According to the information provided in the JNS report, the Trump administration’s initial efforts to engage schools through consent decrees—court-approved settlements that require no admission of guilt—have largely failed. “Resistance” from university leaders has prevented in-person campus visits the task force planned across ten U.S. campuses, including Columbia, Harvard, Berkeley, UCLA, and George Washington University.

“So we have to take these individuals to court,” Terrell told JNS. “There are boatloads of evidence.”

He explained that the administration is preparing a lawsuit against the entire University of California system, and is coordinating with the U.S. Attorney’s Office to prosecute hate crimes that local prosecutors have allegedly ignored.

“We’re also using visa cancellations as a weapon,” Terrell told JNS, referencing foreign students who participated in anti-Israel protests that escalated into violence.

Terrell is particularly vocal about what he perceives as institutional dishonesty among elite universities. In the interview with JNS, he reserved his strongest criticism for Harvard, saying: “I don’t trust Harvard. I’m sick and tired of $10,000 PR letters stating, ‘We’re combating antisemitism.’ That’s a lie.”

His fury extends to the media as well, especially CNN, MSNBC, The New York Times, and The Washington Post, whom he accuses of “justifying” antisemitism.

“They conflate the First Amendment with criminal conduct,” he told JNS. “I’ll challenge anyone in this country to tell me what’s happening at Harvard and Columbia is First Amendment speech.”

Terrell is clear on what he sees as the line: “You want government funding? You cannot discriminate.”

This, he emphasized to JNS, is not about partisanship—it’s about civil rights. The administration is simply demanding that institutions comply with Title VI and Title VII of the 1964 Civil Rights Act, which prohibit discrimination in federally funded programs and in the workplace.

Terrell’s passion stems from a deeply rooted belief that Jewish Americans today are being forced to pay for their safety, in a way that echoes historic injustices. “Jewish Americans have to pay for security to go to school, to walk the streets, to go to their synagogue,” he told JNS. “We don’t need a Jewish tax in this country.”

“That’s what I call it,” he said, likening the phenomenon to the poll taxes imposed on Black Americans during Jim Crow to disenfranchise them.
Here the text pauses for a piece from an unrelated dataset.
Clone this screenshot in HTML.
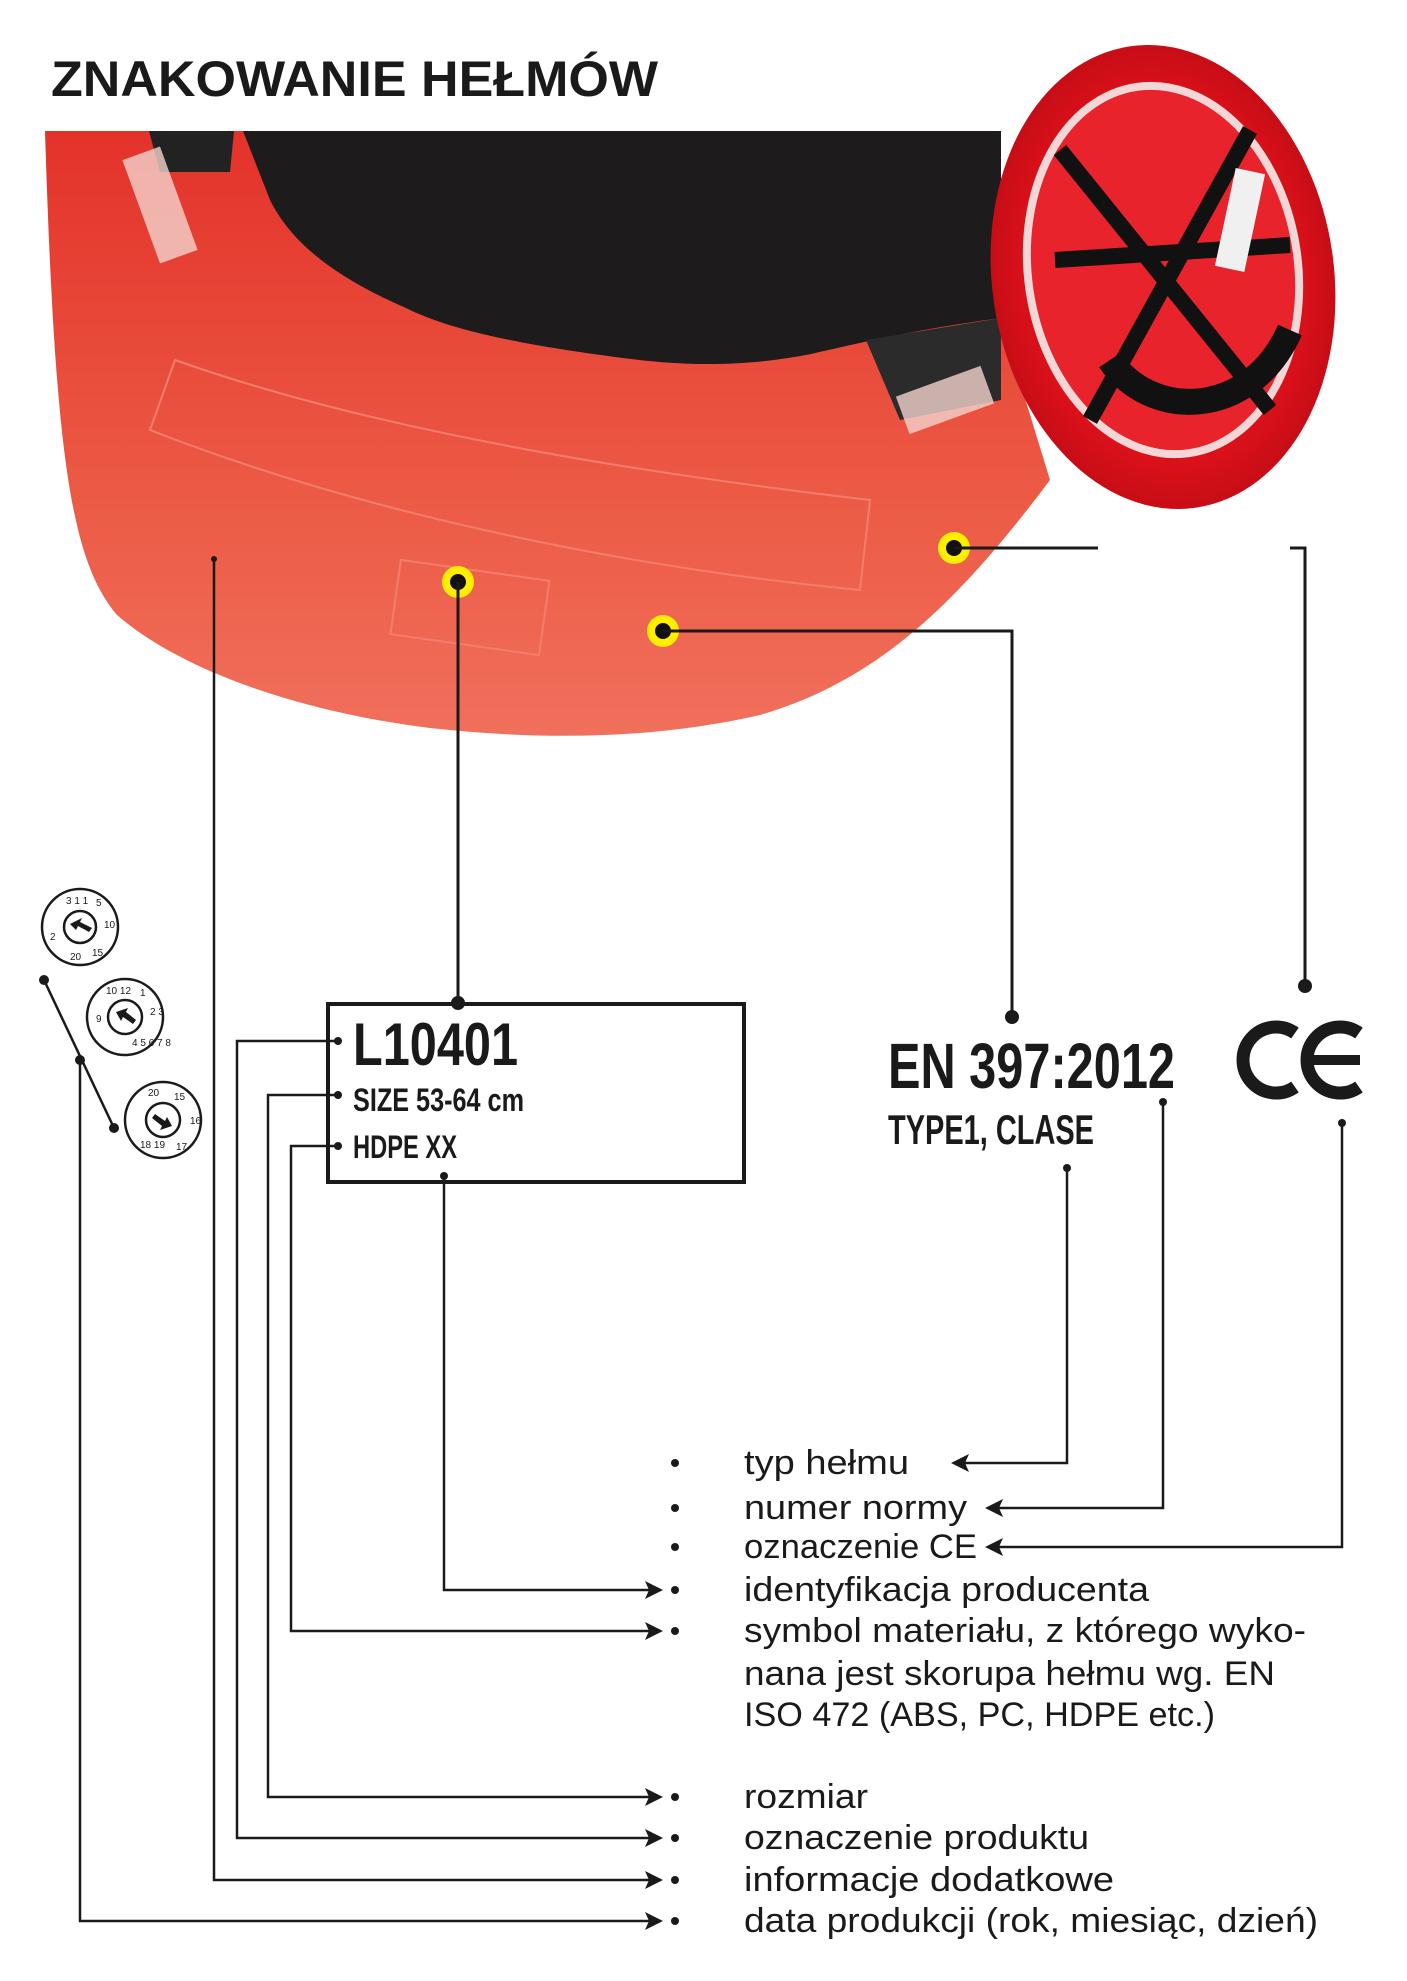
<!DOCTYPE html>
<html><head><meta charset="utf-8"><style>
html,body{margin:0;padding:0;background:#fff}
svg{display:block}
</style></head><body>
<svg width="1407" height="1981" viewBox="0 0 1407 1981" xmlns="http://www.w3.org/2000/svg" font-family="Liberation Sans, sans-serif">
<defs>
<linearGradient id="rg" x1="0" y1="0" x2="0" y2="1">
<stop offset="0" stop-color="#e3322a"/><stop offset="0.6" stop-color="#ec5a45"/><stop offset="1" stop-color="#f0705c"/>
</linearGradient>
<radialGradient id="hg" cx="0.5" cy="0.5" r="0.5">
<stop offset="0.7" stop-color="#e4121c"/><stop offset="1" stop-color="#c70d16"/>
</radialGradient>
</defs>
<text x="51" y="96" font-size="50" font-weight="bold" fill="#1a1a1a" textLength="607" lengthAdjust="spacingAndGlyphs">ZNAKOWANIE HEŁMÓW</text>

<!-- main helmet photo -->
<path d="M45,131 L1001,131 L1001,320 L1050,480 C960,600 880,680 760,715 C650,740 540,740 430,728 C300,712 180,670 117,615 C70,560 55,450 45,131 Z" fill="url(#rg)"/>
<path d="M243,131 L1001,131 L1001,318 C950,325 900,333 811,354 C740,368 680,365 631,359 C520,345 450,330 406,308 C330,275 290,240 270,200 Z" fill="#1d1b1b"/>
<path d="M866,340 L1001,318 L1001,400 L900,420 Z" fill="#2b2b2b"/>
<path d="M149,131 L234,131 L230,172 L160,172 Z" fill="#222"/>
<rect x="140" y="150" width="40" height="110" fill="#f3d3cc" opacity="0.8" transform="rotate(-20 160 205)"/>
<rect x="900" y="380" width="90" height="40" fill="#f3d3cc" opacity="0.8" transform="rotate(-20 945 400)"/>
<path d="M175,360 C400,440 700,480 870,500 L860,590 C650,570 380,520 150,430 Z" fill="none" stroke="#f27d6b" stroke-width="2"/>
<rect x="395" y="570" width="150" height="75" fill="none" stroke="#f27d6b" stroke-width="2" transform="rotate(8 470 607)"/>

<!-- small helmet -->
<ellipse cx="1163" cy="277" rx="171" ry="233" fill="url(#hg)" transform="rotate(-8 1163 277)"/>
<ellipse cx="1163" cy="270" rx="135" ry="185" fill="#e8232b" stroke="#f3d7d7" stroke-width="8" transform="rotate(-8 1163 270)"/>
<path d="M1060,150 L1270,410 M1250,130 L1090,420 M1055,260 L1290,245" stroke="#111" stroke-width="16" fill="none"/>
<path d="M1110,360 C1150,420 1250,420 1290,330" stroke="#111" stroke-width="26" fill="none"/>
<rect x="1225" y="170" width="30" height="100" fill="#f0f0f0" transform="rotate(12 1240 220)"/>

<!-- yellow points -->
<g fill="#ffee00"><circle cx="458" cy="582" r="16"/><circle cx="663" cy="631" r="16"/><circle cx="954" cy="548" r="16"/></g>
<g fill="#111"><circle cx="458" cy="582" r="8"/><circle cx="663" cy="631" r="8"/><circle cx="954" cy="548" r="8"/></g>

<g stroke="#1a1a1a" stroke-width="3" fill="none">
<path d="M458,582 L458,1003"/>
<path d="M663,631 L1012,631 L1012,1017"/>
<path d="M954,548 L1098,548"/>
<path d="M1290,548 L1305,548 L1305,986"/>
</g>
<g fill="#1a1a1a">
<circle cx="458" cy="1003" r="7"/><circle cx="1012" cy="1017" r="7"/><circle cx="1305" cy="986" r="7"/>
<circle cx="214" cy="559" r="3"/>
</g>

<!-- box -->
<rect x="328" y="1004" width="416" height="178" fill="none" stroke="#1a1a1a" stroke-width="4"/>
<g font-weight="bold" fill="#1a1a1a">
<text x="353" y="1065" font-size="60" textLength="165" lengthAdjust="spacingAndGlyphs">L10401</text>
<text x="353" y="1111" font-size="32" textLength="171" lengthAdjust="spacingAndGlyphs">SIZE 53-64 cm</text>
<text x="353" y="1158" font-size="32" textLength="104" lengthAdjust="spacingAndGlyphs">HDPE XX</text>
<text x="888" y="1088" font-size="64" textLength="287" lengthAdjust="spacingAndGlyphs">EN 397:2012</text>
<text x="888" y="1144" font-size="42" textLength="206" lengthAdjust="spacingAndGlyphs">TYPE1, CLASE</text>
</g>
<!-- CE -->
<g fill="none" stroke="#1a1a1a" stroke-width="13">
<path d="M1295,1033 A33,33 0 1 0 1295,1087"/>
<path d="M1359,1033 A33,33 0 1 0 1359,1087"/>
</g>
<rect x="1310" y="1055" width="50" height="10" fill="#1a1a1a"/>

<!-- dials -->
<g fill="none" stroke="#1a1a1a" stroke-width="2.5">
<circle cx="80" cy="927" r="38"/><circle cx="80" cy="927" r="16"/>
<circle cx="125" cy="1017" r="38"/><circle cx="125" cy="1017" r="17"/>
<circle cx="163" cy="1120" r="38"/><circle cx="163" cy="1120" r="17"/>
</g>
<g fill="#1a1a1a" font-size="10">
<path d="M70,924 L82,918 L80,922 L92,928 L89,932 L78,926 L76,930 Z"/>
<path d="M116,1012 L128,1008 L126,1012 L136,1020 L133,1024 L123,1017 L121,1021 Z"/>
<path d="M172,1126 L160,1130 L162,1126 L152,1118 L155,1114 L165,1121 L167,1117 Z"/>
<text x="66" y="904">3 1 1</text><text x="96" y="906">5</text><text x="104" y="928">10</text><text x="92" y="956">15</text><text x="70" y="960">20</text><text x="50" y="940">2</text>
<text x="106" y="994">10 12</text><text x="140" y="996">1</text><text x="150" y="1015">2 3</text><text x="132" y="1046">4 5 6 7 8</text><text x="96" y="1022">9</text>
<text x="148" y="1096">20</text><text x="174" y="1100">15</text><text x="190" y="1124">16</text><text x="176" y="1150">17</text><text x="140" y="1148">18 19</text>
</g>
<g stroke="#1a1a1a" stroke-width="2.5" fill="none">
<path d="M44,980 L114,1128"/>
</g>
<g fill="#1a1a1a"><circle cx="44" cy="980" r="5"/><circle cx="114" cy="1128" r="5"/><circle cx="80" cy="1060" r="5"/>
<circle cx="338" cy="1041" r="4"/><circle cx="338" cy="1095" r="4"/><circle cx="338" cy="1146" r="4"/><circle cx="444" cy="1176" r="4"/>
<circle cx="1163" cy="1102" r="4"/><circle cx="1067" cy="1168" r="4"/><circle cx="1342" cy="1123" r="4"/></g>

<!-- connectors -->
<g stroke="#1a1a1a" stroke-width="2.5" fill="none">
<path d="M80,1060 L80,1921 L650,1921"/>
<path d="M214,559 L214,1880 L650,1880"/>
<path d="M338,1041 L237,1041 L237,1838 L650,1838"/>
<path d="M338,1095 L268,1095 L268,1797 L650,1797"/>
<path d="M338,1146 L291,1146 L291,1631 L650,1631"/>
<path d="M444,1176 L444,1590 L650,1590"/>
<path d="M1067,1168 L1067,1463 L965,1463"/>
<path d="M1163,1102 L1163,1508 L999,1508"/>
<path d="M1342,1123 L1342,1547 L999,1547"/>
</g>
<g fill="#1a1a1a">
<path d="M663,1921 l-18,-9 l4,9 l-4,9 Z"/>
<path d="M663,1880 l-18,-9 l4,9 l-4,9 Z"/>
<path d="M663,1838 l-18,-9 l4,9 l-4,9 Z"/>
<path d="M663,1797 l-18,-9 l4,9 l-4,9 Z"/>
<path d="M663,1631 l-18,-9 l4,9 l-4,9 Z"/>
<path d="M663,1590 l-18,-9 l4,9 l-4,9 Z"/>
<path d="M951,1463 l18,-9 l-4,9 l4,9 Z"/>
<path d="M985,1508 l18,-9 l-4,9 l4,9 Z"/>
<path d="M985,1547 l18,-9 l-4,9 l4,9 Z"/>
</g>

<!-- list -->
<g fill="#1a1a1a" font-size="34">
<g><circle cx="675" cy="1463" r="4"/><circle cx="675" cy="1508" r="4"/><circle cx="675" cy="1547" r="4"/><circle cx="675" cy="1590" r="4"/><circle cx="675" cy="1631" r="4"/><circle cx="675" cy="1797" r="4"/><circle cx="675" cy="1838" r="4"/><circle cx="675" cy="1880" r="4"/><circle cx="675" cy="1921" r="4"/></g>
<text x="744" y="1474" textLength="165" lengthAdjust="spacingAndGlyphs">typ hełmu</text>
<text x="744" y="1519" textLength="223" lengthAdjust="spacingAndGlyphs">numer normy</text>
<text x="744" y="1558" textLength="233" lengthAdjust="spacingAndGlyphs">oznaczenie CE</text>
<text x="744" y="1601" textLength="405" lengthAdjust="spacingAndGlyphs">identyfikacja producenta</text>
<text x="744" y="1642" textLength="562" lengthAdjust="spacingAndGlyphs">symbol materiału, z którego wyko-</text>
<text x="744" y="1685" textLength="531" lengthAdjust="spacingAndGlyphs">nana jest skorupa hełmu wg. EN</text>
<text x="744" y="1726" textLength="471" lengthAdjust="spacingAndGlyphs">ISO 472 (ABS, PC, HDPE etc.)</text>
<text x="744" y="1808" textLength="124" lengthAdjust="spacingAndGlyphs">rozmiar</text>
<text x="744" y="1849" textLength="345" lengthAdjust="spacingAndGlyphs">oznaczenie produktu</text>
<text x="744" y="1891" textLength="370" lengthAdjust="spacingAndGlyphs">informacje dodatkowe</text>
<text x="744" y="1932" textLength="574" lengthAdjust="spacingAndGlyphs">data produkcji (rok, miesiąc, dzień)</text>
</g>
</svg>
</body></html>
In this light, Terrell sees his mission as continuing the civil rights movement, this time on behalf of Jewish Americans. During a recent White House event with 90 Black pastors, Terrell recounted for JNS how he reminded them of the shared history between Blacks and Jews: “The Jews are facing the same problems that Blacks faced. We have an affirmative obligation to make sure Jewish Americans are protected like we’re protected.”

He also invoked the memory of Jewish activists who died during the Civil Rights Movement, such as Andrew Goodman and Michael Schwerner, murdered in Mississippi in 1964 for helping Black Americans register to vote. “There has been a strong history of Blacks and Jews in this country,” he said. “I reminded them of that.”

As reported throughout the JNS feature, Terrell’s work is not about maintaining appearances—it is about forcing accountability. From targeting university leadership to prosecuting hate crimes, the task force has become a flashpoint in the national debate over how far the government should go in fighting antisemitism.

For Leo Terrell, however, the answer is simple: “We can’t have success unless every university, in every blue city, in every red city, treats Jewish Americans like they treat all Americans.”

It is a mission as legal as it is moral. And, as JNS continues to document, it may be the most comprehensive governmental pushback against institutional antisemitism in American history.